● **What to do**
Retype every line from the start of the data down to and including the line with "colors = ['#F6A26C', '#62C3DA', '#9E86C0', '#D2652F', '#2E7DA6']". Skip the pictures.

BEGIN Entries provided

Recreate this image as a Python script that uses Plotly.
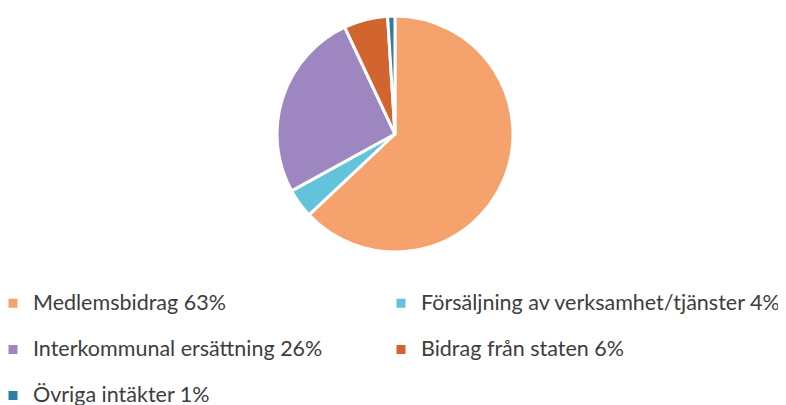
import plotly.graph_objects as go

# income split (percent)
labels = ['Medlemsbidrag', 'Försäljning av verksamhet/tjänster', 'Interkommunal ersättning',
          'Bidrag från staten', 'Övriga intäkter']
values = [63, 4, 26, 6, 1]
colors = ['#F6A26C', '#62C3DA', '#9E86C0', '#D2652F', '#2E7DA6']

# legend text: label + percentage, big span inside a smaller base font so rows get spaced out
# (last row kept single-line so the legend fits the page)
names = []
for i, (l, v) in enumerate(zip(labels, values)):
    txt = "<span style='font-size:21.5px'>%s %d%%</span>" % (l, v)
    if i < len(labels) - 1:
        txt += "<br> "
    names.append(txt)

fig = go.Figure(go.Pie(
    labels=names,
    values=values,
    sort=False,
    direction='clockwise',
    rotation=0,
    textinfo='none',
    hoverinfo='label+percent',
    marker=dict(colors=colors, line=dict(color='white', width=3)),
    domain=dict(x=[0.3422, 0.6425], y=[0.3975, 0.9802]),
))

fig.update_layout(
    width=786, height=405,
    margin=dict(l=0, r=0, t=0, b=0),
    paper_bgcolor='white',
    plot_bgcolor='white',
    font=dict(family='Lato, Open Sans, sans-serif', color='#3d3d3d'),
    legend=dict(
        orientation='h',
        x=0, xanchor='left',
        y=0, yanchor='bottom',
        font=dict(size=16.6, color='#3d3d3d'),
        valign='top',
        indentation=-15,
        entrywidth=358,
        traceorder='normal',
    ),
)

fig.write_html("out.html")
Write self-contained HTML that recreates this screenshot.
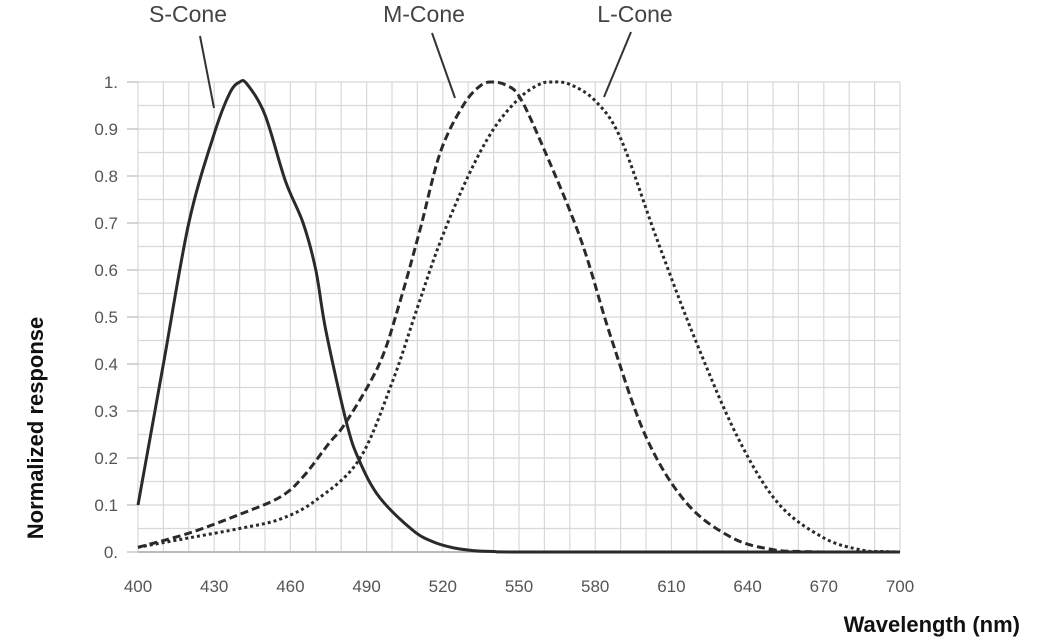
<!DOCTYPE html>
<html><head><meta charset="utf-8"><style>
body{margin:0;background:#fff;}
svg{display:block;font-family:"Liberation Sans",sans-serif;}
</style></head><body>
<svg id="s" width="1060" height="642" viewBox="0 0 1060 642" xmlns="http://www.w3.org/2000/svg">
<g id="grid" stroke="#d8d8d8" stroke-width="1.2"></g>
<g id="ticks" fill="#555" font-size="17"></g>
<g font-size="23" fill="#444">
<text x="188" y="22" text-anchor="middle">S-Cone</text>
<text x="424" y="22" text-anchor="middle">M-Cone</text>
<text x="635" y="22" text-anchor="middle">L-Cone</text>
</g>
<g stroke="#333" stroke-width="2">
<line x1="200" y1="36" x2="214" y2="108"/>
<line x1="432" y1="33" x2="455" y2="98"/>
<line x1="631" y1="32" x2="604" y2="97"/>
</g>
<g id="curves" fill="none" stroke="#2a2a2a" stroke-width="3"></g>
<text x="1020" y="632" text-anchor="end" font-size="22" font-weight="bold" fill="#111">Wavelength (nm)</text>
<text transform="translate(43,428) rotate(-90)" text-anchor="middle" font-size="22" font-weight="bold" fill="#111">Normalized response</text>
</svg>
<script>
const NS="http://www.w3.org/2000/svg";
const X=w=>138+(w-400)*2.54, Y=v=>552-v*470;
const g=document.getElementById('grid'),t=document.getElementById('ticks');
function el(p,tag,a,txt){const e=document.createElementNS(NS,tag);for(const k in a)e.setAttribute(k,a[k]);if(txt)e.textContent=txt;p.appendChild(e);return e;}
for(let w=400;w<=700;w+=10)el(g,'line',{x1:X(w),y1:Y(1),x2:X(w),y2:Y(0)});
for(let i=0;i<=20;i++)el(g,'line',{x1:X(400),y1:Y(i*0.05),x2:X(700),y2:Y(i*0.05)});
el(g,'line',{x1:X(400),y1:Y(0),x2:X(700),y2:Y(0),stroke:'#bbb','stroke-width':2});
const yl=['0.','0.1','0.2','0.3','0.4','0.5','0.6','0.7','0.8','0.9','1.'];
yl.forEach((s,i)=>{el(t,'text',{x:118,y:Y(i/10)+6,'text-anchor':'end'},s);el(g,'line',{x1:127,y1:Y(i/10),x2:138,y2:Y(i/10),stroke:'#bbb'});});
for(let w=400;w<=700;w+=30)el(t,'text',{x:X(w),y:592,'text-anchor':'middle'},String(w));
function path(d){const p=d.map(([w,v])=>[X(w),Y(v)]);let s=`M${p[0][0]},${p[0][1]}`;
for(let i=0;i<p.length-1;i++){const p0=p[Math.max(0,i-1)],p1=p[i],p2=p[i+1],p3=p[Math.min(p.length-1,i+2)];
s+=` C${p1[0]+(p2[0]-p0[0])/6},${p1[1]+(p2[1]-p0[1])/6} ${p2[0]-(p3[0]-p1[0])/6},${p2[1]-(p3[1]-p1[1])/6} ${p2[0]},${p2[1]}`;}return s;}
const S=[[400,0.1],[410,0.4],[420,0.7],[430,0.89],[436,0.975],[440,1],[443,0.995],[450,0.93],[458,0.79],[465,0.7],[470,0.6],[474,0.47],[482,0.277],[487,0.196],[495,0.117],[508,0.047],[516,0.022],[524,0.009],[532,0.003],[540,0.001],[550,0],[620,0],[700,0]];
const M=[[400,0.01],[420,0.04],[440,0.08],[456,0.117],[465,0.16],[475,0.23],[482,0.277],[495,0.40],[503,0.53],[511,0.685],[519,0.85],[528,0.95],[535,0.993],[540,1],[545,0.993],[550,0.97],[558,0.88],[574,0.67],[586,0.46],[600,0.245],[616,0.104],[634,0.03],[650,0.005],[662,0.001],[675,0],[700,0]];
const L=[[400,0.01],[420,0.03],[440,0.05],[456,0.07],[470,0.11],[487,0.196],[500,0.36],[510,0.52],[519,0.66],[530,0.8],[540,0.9],[550,0.965],[558,0.995],[563,1],[570,0.995],[580,0.96],[590,0.88],[604,0.67],[619,0.457],[636,0.245],[652,0.104],[670,0.03],[685,0.004],[694,0.001],[700,0]];
const c=document.getElementById('curves');
el(c,'path',{d:path(S)});
el(c,'path',{d:path(M),'stroke-dasharray':'8 4'});
el(c,'path',{d:path(L),'stroke-dasharray':'3 3'});
</script>
</body></html>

END Entries provided

● **Reply**
Recreate this image as a Python script that uses Plotly.
import plotly.graph_objects as go

# income split (percent)
labels = ['Medlemsbidrag', 'Försäljning av verksamhet/tjänster', 'Interkommunal ersättning',
          'Bidrag från staten', 'Övriga intäkter']
values = [63, 4, 26, 6, 1]
colors = ['#F6A26C', '#62C3DA', '#9E86C0', '#D2652F', '#2E7DA6']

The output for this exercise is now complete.